Top critical review
2.0 out of 5 starsThe weakest of the 9 book series so far
Reviewed in the United States 🇺🇸 on July 16, 2020
I am very invested in this series. I have ordered all of the series, except this one, as an Audiobook. Because of the low reviews, I purchased this one as a Kindle book. That is a lot of money. I will say that the writing is addictive. Obviously. The books are pretty funny, especially for veterans. A lot of stuff we have personally have seen is presented hilariously. I mean an Army Colonel in charge of a starship. That is funny. Effectively there is a guy and a magic wizard. And they go on a science fiction adventure. That is the basic story.
Anyway, the big problem with this series is that it is 80% repetitive. You could remove the repetitive parts and shrink it down to like three books. If you read the other reviews of this book, which I have many people talk about the repetitive nature of this book. However, as an Audiobook to fall asleep too (or do some long driving), it is tolerable.
The other major problem is there no, and I mean no character development. Think of how the Hobbits developed in only three books. It was so far. By the end, they could barely stand living with the people from their homeland. A perfect understanding of PTSD, long before anyone talked about it. This book has no character development. None. Same jokes, same pattern, characters are one dimensional. And until the last book, nobody died—plot armor of adamantium. At least in this book, there are some bad guys with a back story, which are completely dropped by the middle of the book.

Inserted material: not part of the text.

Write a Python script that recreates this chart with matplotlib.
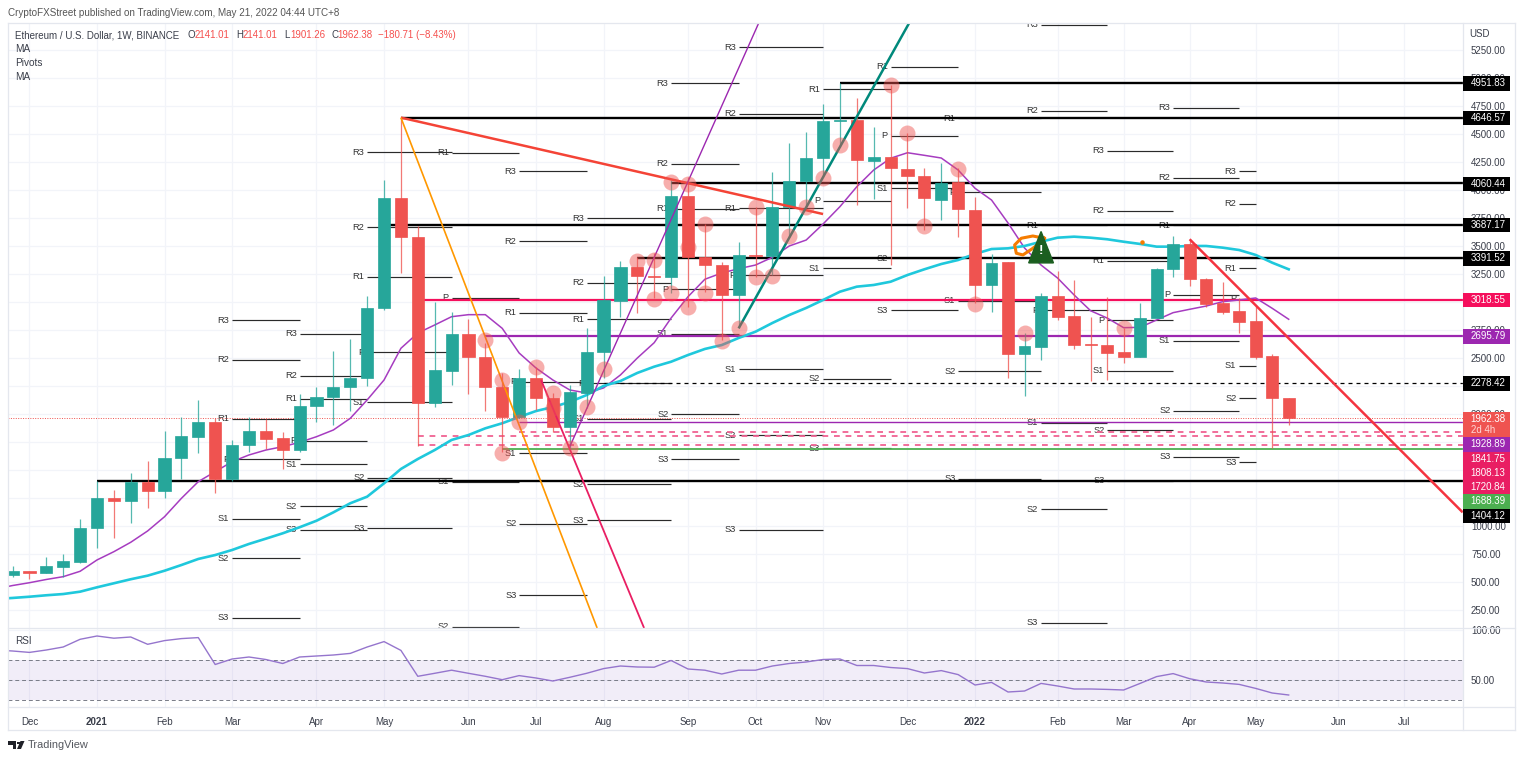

In this book, it felt like the author wanted to reveal a bunch of stuff at once. I think he had revealed many hints in the eight other books, but in this one, he just dumped all the answers on everyone at once. It was kinda of a letdown because we had figured out most of it, but it felt. Forced and sudden, and thus less valuable. Like sitting down to a great steak dinner, and then being told you must finish it in 5 minutes.
The side adventure in this novel that people have a problem with is also forced—starving kids. Everyone has to love that, right? Wrong. It is a weakness in modern storytelling. How many times have you seen in a movie, or read in a book where a "hero" will sacrifice all living children on the plant (or city, etc.) to save her one child. And this is presented as a "good" and heroic thing, not as an understandable weakness, but as a noble choice. See, stay on mission, make the hard decision, save tens of thousands, or hundreds of thousands of children, or run off and save one. You can guess the choice this author makes, and the heartburn people have with that. One of these days, a brave novel will show the horrid decision that military and political leaders (and simple military men) are forced to make. In real life. In a Sci-Fi setting. Like the Expanse (novels not show). There is a reason so many real leaders are grey or bald by their 30's.
Thus I give this book two stars. I would give the other books 1 - 7 four stars if you understand this is basically a long "graphic novel." The super-heroes nor the super-villain ever really change. And you are not looking for them. I would give the 8th book four stars. Something changed, and wow things can go wrong. This one. Very weak. And yes, as others here have said, the ending is the most Saturday morning cartoon ending possible. It was weak. And thus moves this from a 3 to a 2.
I do not write a lot of reviews. So I must have something to share to motivate myself to write anything that may help others. I should write more reviews, as I have found so many others very helpful here on Amazon.